_Work required_
Scan the data for "draw" and copy the lines it appears in.

_Collected data_
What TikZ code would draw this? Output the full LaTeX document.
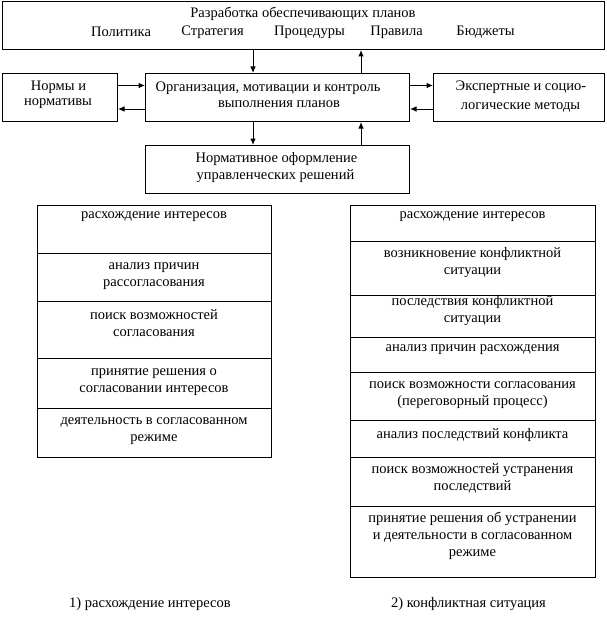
\documentclass[tikz,border=0pt]{standalone}
\usepackage{fontspec}
\setmainfont{Liberation Serif}
\usetikzlibrary{arrows.meta}
\tikzset{
  box/.style={draw, line width=1pt, anchor=north west, inner sep=0pt},
  txt/.style={align=center, inner sep=0pt, font=\fontsize{14.5}{17}\selectfont},
  arr/.style={line width=1pt, -{Latex[length=6.5pt,width=5.5pt]}},
}
\begin{document}
\begin{tikzpicture}[x=1pt,y=-1pt]
\useasboundingbox (0,0) rectangle (607,626);
% --- upper scheme ---
\node[box, minimum width=602pt, minimum height=48pt] (plans) at (2,1) {};
\node[txt] (plansT) at (303,14) {Разработка обеспечивающих планов};
\node[txt] (w1) at (121,32) {Политика};
\node[txt] (w2) at (212.5,32) {Стратегия};
\node[txt] (w3) at (309.5,32) {Процедуры};
\node[txt] (w4) at (396.5,32) {Правила};
\node[txt] (w5) at (485.5,32) {Бюджеты};

\node[box, minimum width=115pt, minimum height=48pt] (norms) at (2,73) {};
\node[txt] (normsT1) at (58.5,87.5) {Нормы и};
\node[txt] (normsT2) at (58,104) {нормативы};
\node[box, minimum width=264pt, minimum height=48pt] (org) at (145,73) {};
\node[txt] (orgT1) at (268,88) {Организация, мотивации и контроль};
\node[txt] (orgT2) at (279,104) {выполнения планов};
\node[box, minimum width=171pt, minimum height=48pt] (expert) at (433,73) {};
\node[txt] (expertT1) at (521,87.5) {Экспертные и социо-};
\node[txt] (expertT2) at (520.5,107) {логические методы};
\node[box, minimum width=264pt, minimum height=48pt] (legal) at (145,145) {};
\node[txt] (legalT1) at (276.5,159.5) {Нормативное оформление};
\node[txt] (legalT2) at (275.5,176) {управленческих решений};

\coordinate (xa) at (253,0);
\coordinate (xb) at (361,0);
\coordinate (ya) at (0,85.5);
\coordinate (yb) at (0,109);
\draw[arr] (xa |- plans.south) -- (xa |- org.north);
\draw[arr] (xb |- org.north) -- (xb |- plans.south);
\draw[arr] (xa |- org.south) -- (xa |- legal.north);
\draw[arr] (xb |- legal.north) -- (xb |- org.south);
\draw[arr] (norms.east |- ya) -- (org.west |- ya);
\draw[arr] (org.west |- yb) -- (norms.east |- yb);
\draw[arr] (org.east |- ya) -- (expert.west |- ya);
\draw[arr] (expert.west |- yb) -- (org.east |- yb);

% --- left column ---
\node[box, minimum width=234pt, minimum height=48pt] (L1) at (37,205) {};
\node[box, minimum width=234pt, minimum height=48pt] (L2) at (37,253) {};
\node[box, minimum width=234pt, minimum height=57pt] (L3) at (37,301) {};
\node[box, minimum width=234pt, minimum height=50pt] (L4) at (37,358) {};
\node[box, minimum width=234pt, minimum height=49pt] (L5) at (37,408) {};
\node[txt] (L1T) at (154,217) {расхождение интересов};
\node[txt] (L2T) at (154,276.5) {анализ причин\\рассогласования};
\node[txt] (L3T) at (154,323.5) {поиск возможностей\\согласования};
\node[txt] (L4T) at (154,382) {принятие решения о\\согласовании интересов};
\node[txt] (L5T) at (154,431.5) {деятельность в согласованном\\режиме};

% --- right column ---
\node[box, minimum width=245pt, minimum height=36pt] (R1) at (350,205) {};
\node[box, minimum width=245pt, minimum height=54pt] (R2) at (350,241) {};
\node[box, minimum width=245pt, minimum height=42pt] (R3) at (350,295) {};
\node[box, minimum width=245pt, minimum height=35pt] (R4) at (350,337) {};
\node[box, minimum width=245pt, minimum height=48pt] (R5) at (350,372) {};
\node[box, minimum width=245pt, minimum height=37pt] (R6) at (350,420) {};
\node[box, minimum width=245pt, minimum height=49pt] (R7) at (350,457) {};
\node[box, minimum width=245pt, minimum height=71pt] (R8) at (350,506) {};
\node[txt] (R1T) at (472.5,217) {расхождение интересов};
\node[txt] (R2T) at (472.5,263) {возникновение конфликтной\\ситуации};
\node[txt] (R3T) at (472.5,310.5) {последствия конфликтной\\ситуации};
\node[txt] (R4T) at (472.5,350) {анализ причин расхождения};
\node[txt] (R5T) at (472.5,395) {поиск возможности согласования\\(переговорный процесс)};
\node[txt] (R6T) at (472.5,435) {анализ последствий конфликта};
\node[txt] (R7T) at (472.5,478.5) {поиск возможностей устранения\\последствий};
\node[txt] (R8T) at (472.5,535.5) {принятие решения об устранении\\и деятельности в согласованном\\режиме};

% --- captions ---
\node[txt] (cap1) at (150,604) {1) расхождение интересов};
\node[txt] (cap2) at (468.5,604) {2) конфликтная ситуация};
\end{tikzpicture}
\end{document}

_Exercise result_
What TikZ code would draw this? Output the full LaTeX document.
  box/.style={draw, line width=1pt, anchor=north west, inner sep=0pt},
\draw[arr] (xa |- plans.south) -- (xa |- org.north);
\draw[arr] (xb |- org.north) -- (xb |- plans.south);
\draw[arr] (xa |- org.south) -- (xa |- legal.north);
\draw[arr] (xb |- legal.north) -- (xb |- org.south);
\draw[arr] (norms.east |- ya) -- (org.west |- ya);
\draw[arr] (org.west |- yb) -- (norms.east |- yb);
\draw[arr] (org.east |- ya) -- (expert.west |- ya);
\draw[arr] (expert.west |- yb) -- (org.east |- yb);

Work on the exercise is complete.